WHAT YOU HAVE TO DO:
Quote all of the data that follows exactly as written, skipping the images.

GIVEN MATERIAL:
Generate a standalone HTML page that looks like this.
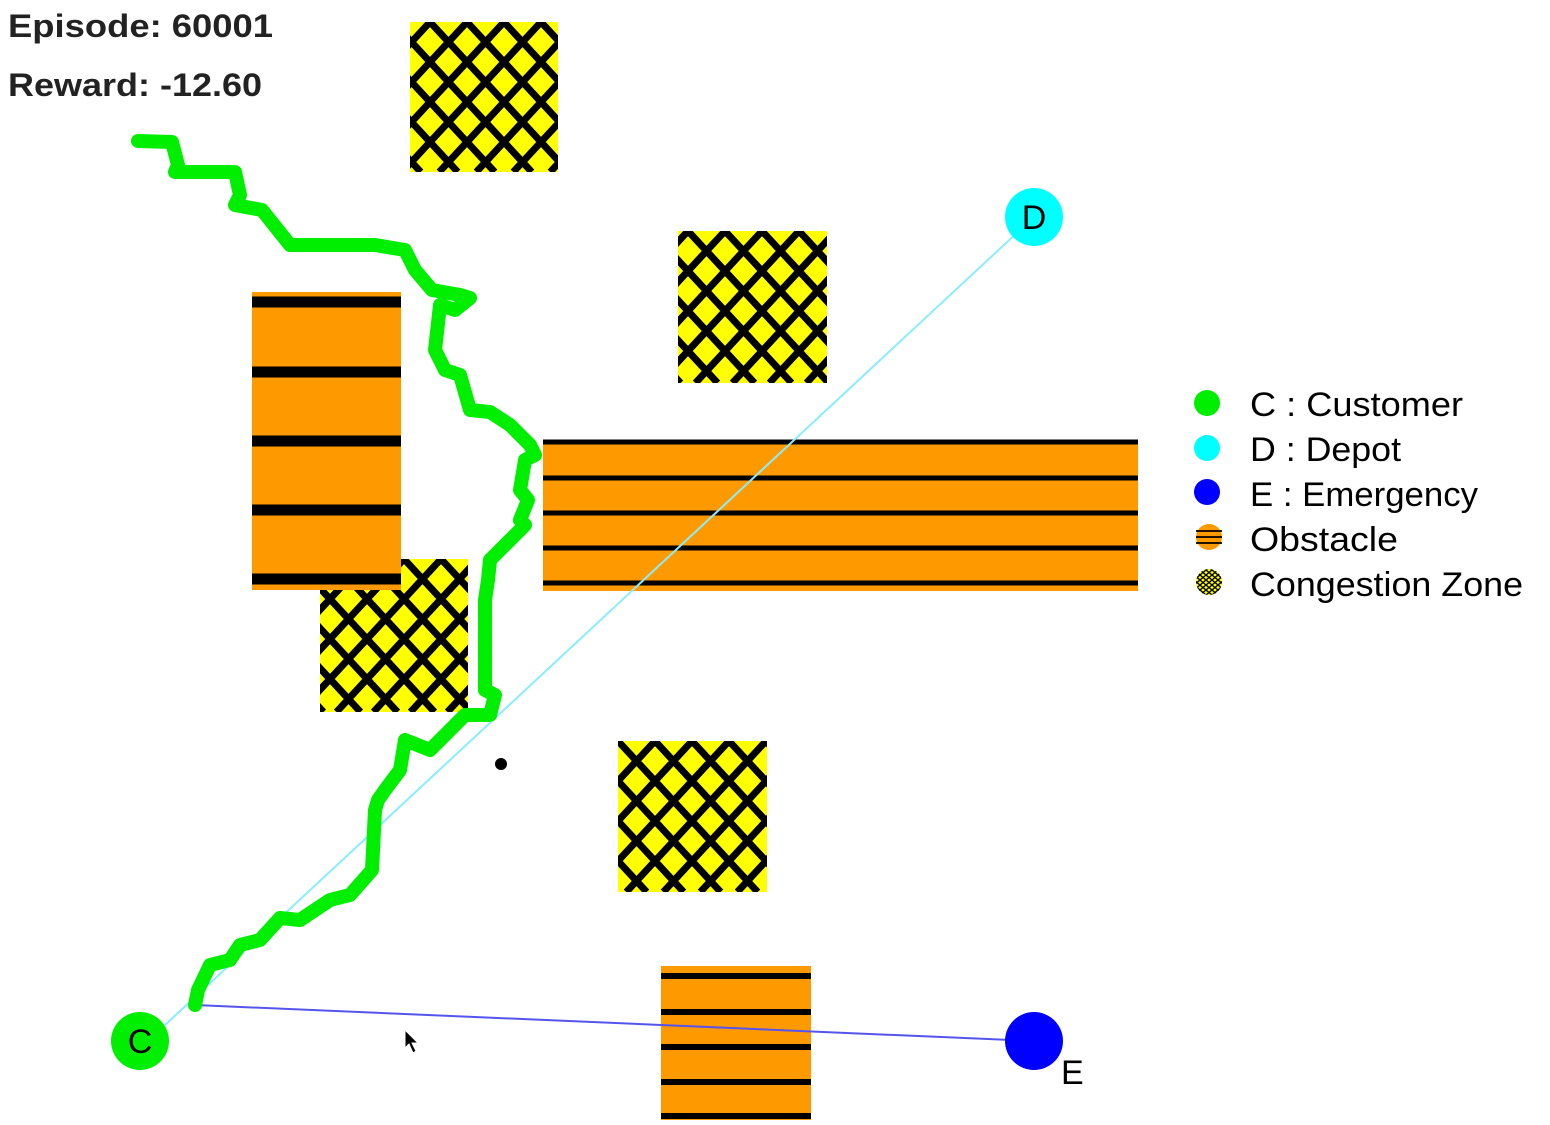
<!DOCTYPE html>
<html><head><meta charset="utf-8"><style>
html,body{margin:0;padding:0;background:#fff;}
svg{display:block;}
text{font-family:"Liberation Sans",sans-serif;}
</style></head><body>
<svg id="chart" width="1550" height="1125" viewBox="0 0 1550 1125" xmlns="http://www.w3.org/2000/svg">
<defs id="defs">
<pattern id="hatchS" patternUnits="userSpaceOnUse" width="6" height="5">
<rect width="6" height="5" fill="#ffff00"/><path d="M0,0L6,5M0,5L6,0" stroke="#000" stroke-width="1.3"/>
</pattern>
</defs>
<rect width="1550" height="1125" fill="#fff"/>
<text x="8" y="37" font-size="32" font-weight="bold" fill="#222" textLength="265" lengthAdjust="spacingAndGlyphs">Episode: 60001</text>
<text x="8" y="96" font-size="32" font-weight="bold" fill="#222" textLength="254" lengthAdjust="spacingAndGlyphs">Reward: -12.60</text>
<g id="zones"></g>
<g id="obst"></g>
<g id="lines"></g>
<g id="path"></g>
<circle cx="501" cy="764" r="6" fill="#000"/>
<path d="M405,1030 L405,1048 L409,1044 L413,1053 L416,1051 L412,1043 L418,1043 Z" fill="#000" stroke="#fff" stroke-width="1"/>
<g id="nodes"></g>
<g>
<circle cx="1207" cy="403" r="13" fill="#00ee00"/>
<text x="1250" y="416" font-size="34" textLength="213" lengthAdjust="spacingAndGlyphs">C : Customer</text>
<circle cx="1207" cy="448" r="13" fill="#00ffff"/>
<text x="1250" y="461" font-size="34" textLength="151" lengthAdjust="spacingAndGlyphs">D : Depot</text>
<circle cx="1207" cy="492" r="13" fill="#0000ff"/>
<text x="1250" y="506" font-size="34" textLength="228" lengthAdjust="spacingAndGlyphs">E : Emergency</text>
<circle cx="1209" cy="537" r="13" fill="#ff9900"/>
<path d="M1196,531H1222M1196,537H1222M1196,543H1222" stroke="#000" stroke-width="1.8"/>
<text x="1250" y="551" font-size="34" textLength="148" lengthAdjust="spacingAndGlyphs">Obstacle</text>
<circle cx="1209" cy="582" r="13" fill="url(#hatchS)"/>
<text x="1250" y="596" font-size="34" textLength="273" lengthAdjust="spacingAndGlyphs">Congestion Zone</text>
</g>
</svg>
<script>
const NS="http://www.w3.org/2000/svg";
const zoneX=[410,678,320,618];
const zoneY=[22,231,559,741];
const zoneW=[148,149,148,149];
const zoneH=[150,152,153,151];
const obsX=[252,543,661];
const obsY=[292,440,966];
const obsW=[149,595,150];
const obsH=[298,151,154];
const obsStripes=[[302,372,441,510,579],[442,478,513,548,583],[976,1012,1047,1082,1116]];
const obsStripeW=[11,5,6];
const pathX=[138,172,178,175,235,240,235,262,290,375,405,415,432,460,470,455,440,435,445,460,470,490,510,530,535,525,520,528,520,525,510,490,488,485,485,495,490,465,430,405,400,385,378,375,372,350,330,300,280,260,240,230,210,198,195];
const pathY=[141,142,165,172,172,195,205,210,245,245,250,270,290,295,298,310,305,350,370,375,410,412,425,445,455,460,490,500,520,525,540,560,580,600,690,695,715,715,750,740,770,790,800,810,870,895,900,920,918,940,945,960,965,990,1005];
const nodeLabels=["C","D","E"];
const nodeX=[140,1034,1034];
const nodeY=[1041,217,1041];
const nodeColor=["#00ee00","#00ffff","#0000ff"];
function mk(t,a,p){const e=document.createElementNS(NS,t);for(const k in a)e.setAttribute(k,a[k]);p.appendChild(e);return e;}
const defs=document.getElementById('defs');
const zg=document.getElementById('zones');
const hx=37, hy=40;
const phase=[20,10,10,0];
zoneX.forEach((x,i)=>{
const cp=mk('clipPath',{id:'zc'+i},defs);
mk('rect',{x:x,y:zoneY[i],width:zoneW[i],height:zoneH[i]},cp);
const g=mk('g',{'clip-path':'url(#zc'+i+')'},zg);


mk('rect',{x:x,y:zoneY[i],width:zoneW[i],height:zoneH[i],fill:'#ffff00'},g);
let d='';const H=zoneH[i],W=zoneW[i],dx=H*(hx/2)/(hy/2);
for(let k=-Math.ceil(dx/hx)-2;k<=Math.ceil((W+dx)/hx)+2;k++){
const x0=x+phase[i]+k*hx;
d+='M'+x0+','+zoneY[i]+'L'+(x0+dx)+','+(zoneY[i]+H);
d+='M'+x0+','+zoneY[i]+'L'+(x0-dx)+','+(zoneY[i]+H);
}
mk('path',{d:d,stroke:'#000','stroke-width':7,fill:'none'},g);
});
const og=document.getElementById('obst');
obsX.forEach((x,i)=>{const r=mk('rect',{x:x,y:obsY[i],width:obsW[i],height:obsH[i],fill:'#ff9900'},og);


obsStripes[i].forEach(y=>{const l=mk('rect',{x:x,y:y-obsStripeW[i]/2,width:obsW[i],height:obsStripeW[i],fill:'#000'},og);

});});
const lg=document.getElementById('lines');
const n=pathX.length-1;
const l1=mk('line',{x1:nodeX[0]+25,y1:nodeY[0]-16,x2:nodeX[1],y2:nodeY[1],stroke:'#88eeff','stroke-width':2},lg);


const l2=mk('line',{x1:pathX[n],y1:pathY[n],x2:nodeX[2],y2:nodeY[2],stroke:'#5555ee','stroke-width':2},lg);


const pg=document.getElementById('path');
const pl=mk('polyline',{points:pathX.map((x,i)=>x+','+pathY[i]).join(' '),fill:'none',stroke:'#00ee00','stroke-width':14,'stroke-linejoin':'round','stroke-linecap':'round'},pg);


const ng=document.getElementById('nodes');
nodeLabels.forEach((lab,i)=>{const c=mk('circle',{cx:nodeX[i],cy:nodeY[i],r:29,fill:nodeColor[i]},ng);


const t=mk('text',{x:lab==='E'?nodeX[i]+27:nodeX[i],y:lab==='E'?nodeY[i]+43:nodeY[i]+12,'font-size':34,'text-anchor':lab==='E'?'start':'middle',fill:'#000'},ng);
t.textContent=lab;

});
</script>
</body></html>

SOLUTION FOR THIS PROBLEM:
Generate a standalone HTML page that looks like this.
<!DOCTYPE html>
<html><head><meta charset="utf-8"><style>
html,body{margin:0;padding:0;background:#fff;}
svg{display:block;}
text{font-family:"Liberation Sans",sans-serif;}
</style></head><body>
<svg id="chart" width="1550" height="1125" viewBox="0 0 1550 1125" xmlns="http://www.w3.org/2000/svg">
<defs id="defs">
<pattern id="hatchS" patternUnits="userSpaceOnUse" width="6" height="5">
<rect width="6" height="5" fill="#ffff00"/><path d="M0,0L6,5M0,5L6,0" stroke="#000" stroke-width="1.3"/>
</pattern>
</defs>
<rect width="1550" height="1125" fill="#fff"/>
<text x="8" y="37" font-size="32" font-weight="bold" fill="#222" textLength="265" lengthAdjust="spacingAndGlyphs">Episode: 60001</text>
<text x="8" y="96" font-size="32" font-weight="bold" fill="#222" textLength="254" lengthAdjust="spacingAndGlyphs">Reward: -12.60</text>
<g id="zones"></g>
<g id="obst"></g>
<g id="lines"></g>
<g id="path"></g>
<circle cx="501" cy="764" r="6" fill="#000"/>
<path d="M405,1030 L405,1048 L409,1044 L413,1053 L416,1051 L412,1043 L418,1043 Z" fill="#000" stroke="#fff" stroke-width="1"/>
<g id="nodes"></g>
<g>
<circle cx="1207" cy="403" r="13" fill="#00ee00"/>
<text x="1250" y="416" font-size="34" textLength="213" lengthAdjust="spacingAndGlyphs">C : Customer</text>
<circle cx="1207" cy="448" r="13" fill="#00ffff"/>
<text x="1250" y="461" font-size="34" textLength="151" lengthAdjust="spacingAndGlyphs">D : Depot</text>
<circle cx="1207" cy="492" r="13" fill="#0000ff"/>
<text x="1250" y="506" font-size="34" textLength="228" lengthAdjust="spacingAndGlyphs">E : Emergency</text>
<circle cx="1209" cy="537" r="13" fill="#ff9900"/>
<path d="M1196,531H1222M1196,537H1222M1196,543H1222" stroke="#000" stroke-width="1.8"/>
<text x="1250" y="551" font-size="34" textLength="148" lengthAdjust="spacingAndGlyphs">Obstacle</text>
<circle cx="1209" cy="582" r="13" fill="url(#hatchS)"/>
<text x="1250" y="596" font-size="34" textLength="273" lengthAdjust="spacingAndGlyphs">Congestion Zone</text>
</g>
</svg>
<script>
const NS="http://www.w3.org/2000/svg";
const zoneX=[410,678,320,618];
const zoneY=[22,231,559,741];
const zoneW=[148,149,148,149];
const zoneH=[150,152,153,151];
const obsX=[252,543,661];
const obsY=[292,440,966];
const obsW=[149,595,150];
const obsH=[298,151,154];
const obsStripes=[[302,372,441,510,579],[442,478,513,548,583],[976,1012,1047,1082,1116]];
const obsStripeW=[11,5,6];
const pathX=[138,172,178,175,235,240,235,262,290,375,405,415,432,460,470,455,440,435,445,460,470,490,510,530,535,525,520,528,520,525,510,490,488,485,485,495,490,465,430,405,400,385,378,375,372,350,330,300,280,260,240,230,210,198,195];
const pathY=[141,142,165,172,172,195,205,210,245,245,250,270,290,295,298,310,305,350,370,375,410,412,425,445,455,460,490,500,520,525,540,560,580,600,690,695,715,715,750,740,770,790,800,810,870,895,900,920,918,940,945,960,965,990,1005];
const nodeLabels=["C","D","E"];
const nodeX=[140,1034,1034];
const nodeY=[1041,217,1041];
const nodeColor=["#00ee00","#00ffff","#0000ff"];
function mk(t,a,p){const e=document.createElementNS(NS,t);for(const k in a)e.setAttribute(k,a[k]);p.appendChild(e);return e;}
const defs=document.getElementById('defs');
const zg=document.getElementById('zones');
const hx=37, hy=40;
const phase=[20,10,10,0];
zoneX.forEach((x,i)=>{
const cp=mk('clipPath',{id:'zc'+i},defs);
mk('rect',{x:x,y:zoneY[i],width:zoneW[i],height:zoneH[i]},cp);
const g=mk('g',{'clip-path':'url(#zc'+i+')'},zg);


mk('rect',{x:x,y:zoneY[i],width:zoneW[i],height:zoneH[i],fill:'#ffff00'},g);
let d='';const H=zoneH[i],W=zoneW[i],dx=H*(hx/2)/(hy/2);
for(let k=-Math.ceil(dx/hx)-2;k<=Math.ceil((W+dx)/hx)+2;k++){
const x0=x+phase[i]+k*hx;
d+='M'+x0+','+zoneY[i]+'L'+(x0+dx)+','+(zoneY[i]+H);
d+='M'+x0+','+zoneY[i]+'L'+(x0-dx)+','+(zoneY[i]+H);
}
mk('path',{d:d,stroke:'#000','stroke-width':7,fill:'none'},g);
});
const og=document.getElementById('obst');
obsX.forEach((x,i)=>{const r=mk('rect',{x:x,y:obsY[i],width:obsW[i],height:obsH[i],fill:'#ff9900'},og);


obsStripes[i].forEach(y=>{const l=mk('rect',{x:x,y:y-obsStripeW[i]/2,width:obsW[i],height:obsStripeW[i],fill:'#000'},og);

});});
const lg=document.getElementById('lines');
const n=pathX.length-1;
const l1=mk('line',{x1:nodeX[0]+25,y1:nodeY[0]-16,x2:nodeX[1],y2:nodeY[1],stroke:'#88eeff','stroke-width':2},lg);


const l2=mk('line',{x1:pathX[n],y1:pathY[n],x2:nodeX[2],y2:nodeY[2],stroke:'#5555ee','stroke-width':2},lg);


const pg=document.getElementById('path');
const pl=mk('polyline',{points:pathX.map((x,i)=>x+','+pathY[i]).join(' '),fill:'none',stroke:'#00ee00','stroke-width':14,'stroke-linejoin':'round','stroke-linecap':'round'},pg);


const ng=document.getElementById('nodes');
nodeLabels.forEach((lab,i)=>{const c=mk('circle',{cx:nodeX[i],cy:nodeY[i],r:29,fill:nodeColor[i]},ng);


const t=mk('text',{x:lab==='E'?nodeX[i]+27:nodeX[i],y:lab==='E'?nodeY[i]+43:nodeY[i]+12,'font-size':34,'text-anchor':lab==='E'?'start':'middle',fill:'#000'},ng);
t.textContent=lab;

});
</script>
</body></html>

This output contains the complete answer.